Development in downtown Charleston is, quite simply, out of control. And that’s after the city tried to slow it down a few years back.

The laissez-faire development environment in Charleston is killing its charm, its character. It is snarling traffic, interfering with existing businesses and changing the face of Charleston into something more befitting of a Disney resort than a historic community.

Just look at the massive Courier Square III development (thanks Post and Courier owners) in which four buildings in early stages of construction — including a 10-story edifice — will spew 1 million square feet of retail space, dining, apartments, a hotel and affordable housing sandwiched into a single block framed by King, Line, St. Philip and Spring streets.

Businesses in the area already are complaining that revenues are down because of frenetic construction exacerbated by pounding by two piledrivers, interrupted street traffic and sometimes blocked sidewalks.
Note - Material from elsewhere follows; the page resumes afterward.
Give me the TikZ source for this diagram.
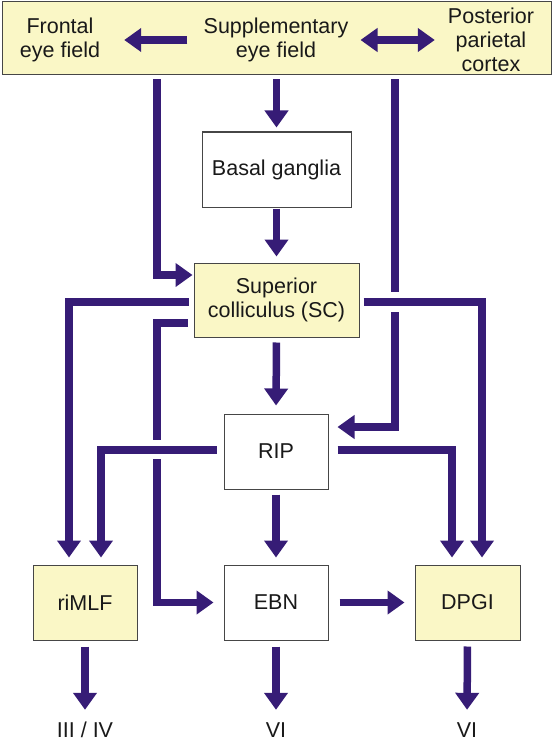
\documentclass[tikz,border=0pt]{standalone}
\usepackage{fontspec}
\setmainfont{Liberation Sans}
\usetikzlibrary{arrows.meta}

\definecolor{pathway}{RGB}{54,28,118}
\definecolor{areafill}{RGB}{250,247,198}
\definecolor{boxline}{RGB}{70,70,70}

\begin{document}
\begin{tikzpicture}[x=1pt, y=-1pt,
    >={Triangle[length=17pt, width=23pt]},
    every node/.style={font=\fontsize{21.5}{24}\selectfont, text=black!90, align=center, inner sep=0pt},
    cellbox/.style={draw=boxline, line width=1pt, fill=white, minimum height=75pt},
    areabox/.style={cellbox, fill=areafill},
    wire/.style={draw=pathway, line width=7.5pt},
    arr/.style={wire, ->, shorten <=5pt, shorten >=7pt},
    tag/.style={text height=15pt, text depth=0pt}]

    \useasboundingbox (0,0) rectangle (554,741);

    % cortical areas
    \node[areabox, minimum width=549pt, minimum height=73pt] (cortexbar) at (276.5,38.5) {};
    \node (fef) at (60,39.5) {Frontal\\eye field};
    \node (sef) at (276,39.5) {Supplementary\\eye field};
    \node (ppc) at (491,39.5) {Posterior\\parietal\\cortex};

    \node[cellbox, minimum width=149pt] (bg) at (276.5,169.5) {Basal ganglia};
    \node[areabox, minimum width=165pt, minimum height=74pt] (sc) at (276.5,300) {Superior\\colliculus (SC)};
    \node[cellbox, minimum width=104pt] (rip) at (276,451.5) {RIP};

    \node[areabox, minimum width=104pt] (rimlf) at (85,602.5) {riMLF};
    \node[cellbox, minimum width=104pt] (ebn) at (276,602.5) {EBN};
    \node[areabox, minimum width=105pt] (dpgi) at (467.5,602.5) {DPGI};

    \node[tag] (nIII) at (85,729.5) {III / IV};
    \node[tag] (nVIa) at (276,729.5) {VI};
    \node[tag] (nVIb) at (467,729.5) {VI};

    % lanes and rows of the pathways
    \coordinate (laneA) at (69,0);
    \coordinate (laneB) at (101,0);
    \coordinate (laneC) at (157,0);
    \coordinate (laneD) at (395,0);
    \coordinate (laneE) at (452,0);
    \coordinate (laneF) at (482,0);
    \coordinate (rowbar) at (0,40);
    \coordinate (rowin) at (0,275);
    \coordinate (rowsc1) at (0,302);
    \coordinate (rowsc2) at (0,323);
    \coordinate (rowripin) at (0,427);
    \coordinate (rowrip) at (0,450);
    \coordinate (dcut1) at (395,292);
    \coordinate (dcut2) at (395,312);
    \coordinate (ccut1) at (157,440);
    \coordinate (ccut2) at (157,459);

    \draw[wire, ->, shorten <=16pt, shorten >=24pt] (sef.west |- rowbar) -- (fef.east |- rowbar);
    \draw[wire, <->, shorten <=12pt, shorten >=13pt] (sef.east |- rowbar) -- (ppc.west |- rowbar);

    \draw[arr, shorten <=4pt, shorten >=4pt] (bg.north |- cortexbar.south) -- (bg.north);
    \draw[arr, shorten <=1pt, shorten >=6pt] (bg.south) -- (sc.north);
    \draw[arr, shorten <=4pt, shorten >=1pt] (cortexbar.south -| laneC) |- (sc.west |- rowin);
    \draw[wire, shorten <=4pt] (cortexbar.south -| laneD) -- (dcut1);
    \draw[arr, shorten <=0pt, shorten >=9pt] (dcut2) |- (rip.east |- rowripin);

    \draw[arr] (sc.west |- rowsc1) -| (rimlf.north -| laneA);
    \draw[wire, shorten <=6pt] (sc.west |- rowsc2) -| (ccut1);
    \draw[arr, shorten <=0pt, shorten >=10pt] (ccut2) |- (ebn.west);
    \draw[arr, shorten <=4pt] (sc.east |- rowsc1) -| (dpgi.north -| laneF);
    \draw[arr, shorten >=8pt] (sc.south) -- (rip.north);

    \draw[arr, shorten <=7pt] (rip.west |- rowrip) -| (rimlf.north -| laneB);
    \draw[arr, shorten <=9pt] (rip.east |- rowrip) -| (dpgi.north -| laneE);
    \draw[arr] (rip.south) -- (ebn.north);
    \draw[arr, shorten <=11pt, shorten >=10pt] (ebn.east) -- (dpgi.west);

    \draw[arr, shorten <=6pt, shorten >=12pt] (rimlf.south) -- (nIII.north);
    \draw[arr, shorten <=6pt, shorten >=12pt] (ebn.south) -- (nVIa.north);
    \draw[arr, shorten <=6pt, shorten >=12pt] (dpgi.south) -- (nVIb.north);
\end{tikzpicture}
\end{document}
For a city that sported 24 cranes across the peninsula during the pandemic, this one site had five — yes, five — cranes this week.

And more development is ahead, as Preservation Society of Charleston President and CEO Brian Turner noted in a recent annual fall meeting. He pointed to an analysis that showed how the city has some 20 projects on the books for planned hotels. If eventually built, they will add an additional — wait for it — 3,549 hotel rooms to the peninsula. Just under a third of the rooms would be at Magnolia Landing, a long delayed development for thousands of people in the Charleston Neck that is profiled in this issue.

It’s not like we really need more hotel rooms. We’ve already got enough.

Imagine what Charleston will be if all of these already-approved 3,549 rooms materialize. It will become just gross: more traffic, more tourists, more congestion as well as losses to the “feel” of Charleston as Charleston. All of this seemingly unstoppable development is killing the golden goose that has blessed Charleston for years.

Let’s hope the new blood on Charleston City Council can do something to temper the development fever that seems to be more contagious than the malaria and yellow fever that zapped early Charlestonians of their lives. Rather than mosquitoes being our past worst enemies, today’s nemesis seems to be ourselves.